Happy to answer any questions here. I kept my analysis really high level for a general audience but since this is HN, we can get a bit nerdy :D
Happy to answer any questions here. I kept my analysis really high level for a general audience but since this is HN, we can get a bit nerdy :D
I think in a language with a lot of similar sounds or even homophones, longer words are easier. For a beginner Chinese speaker that knows both words, hearing "chē" will probably be ambiguous, but "chūzūchē" will be parsed immediately.
I don’t think the ‘longer equals harder’ pattern holds for every language. I actually reached out to the head teacher at CIJ when I first made this analysis and she said the same.
Much of the beginner videos make use of visual hints like you say (images, props, etc), and none of these were taken into account in my analysis.
I do think it could be cool to do a 'visual' analysis of CI in the future where you attempt to measure how much context is present (or not) in each video and see what insights you could draw from that.
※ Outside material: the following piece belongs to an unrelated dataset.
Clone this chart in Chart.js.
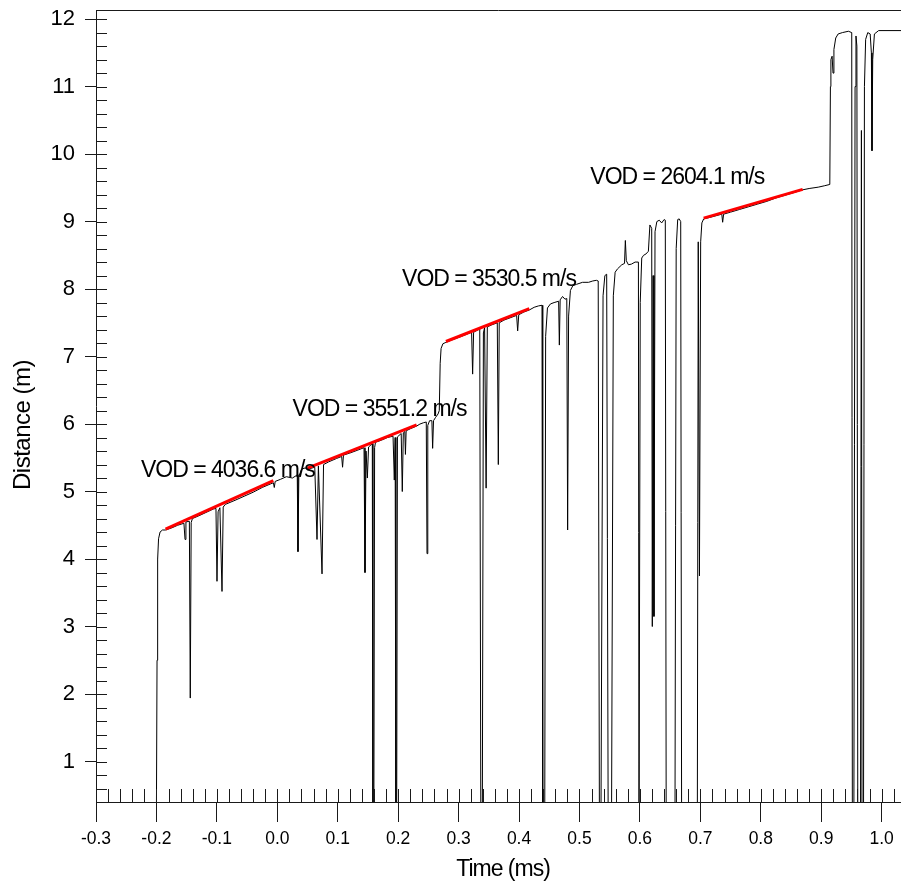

I will note that the transcripts (and parsing scripts) are not included in the repo. The transcripts are not my intellectual property so I can't share it (and the parsing scripts are a bit of a dumpster fire).
Avoiding unknown vocabulary, or including just a small amount that can be inferred from context; avoiding rare grammatical rules; avoiding stuffing too many clauses into sentences, keeping them short.
Just like a language has a large vocabulary of words of which only a subset is common, a similar observation holds for the grammar rules. Some are used only in very formal/erudite speech or writing. Also, just like your active vocab is not as large as the vocab you understand, the same goes for grammar: you don't wield as many constructs as you grow.
Semantically, avoiding obscure cultural references, culturally rooted unstraightforward metaphors, figures of speech or idioms.
Avoiding difficult topics. E.g. "I have a pen" vs. explaining Karl Popper's logical positivism.
It's much easier to acquire the "household" dialect of a language than to be able to understand news about politics, scientific papers, or literary essays.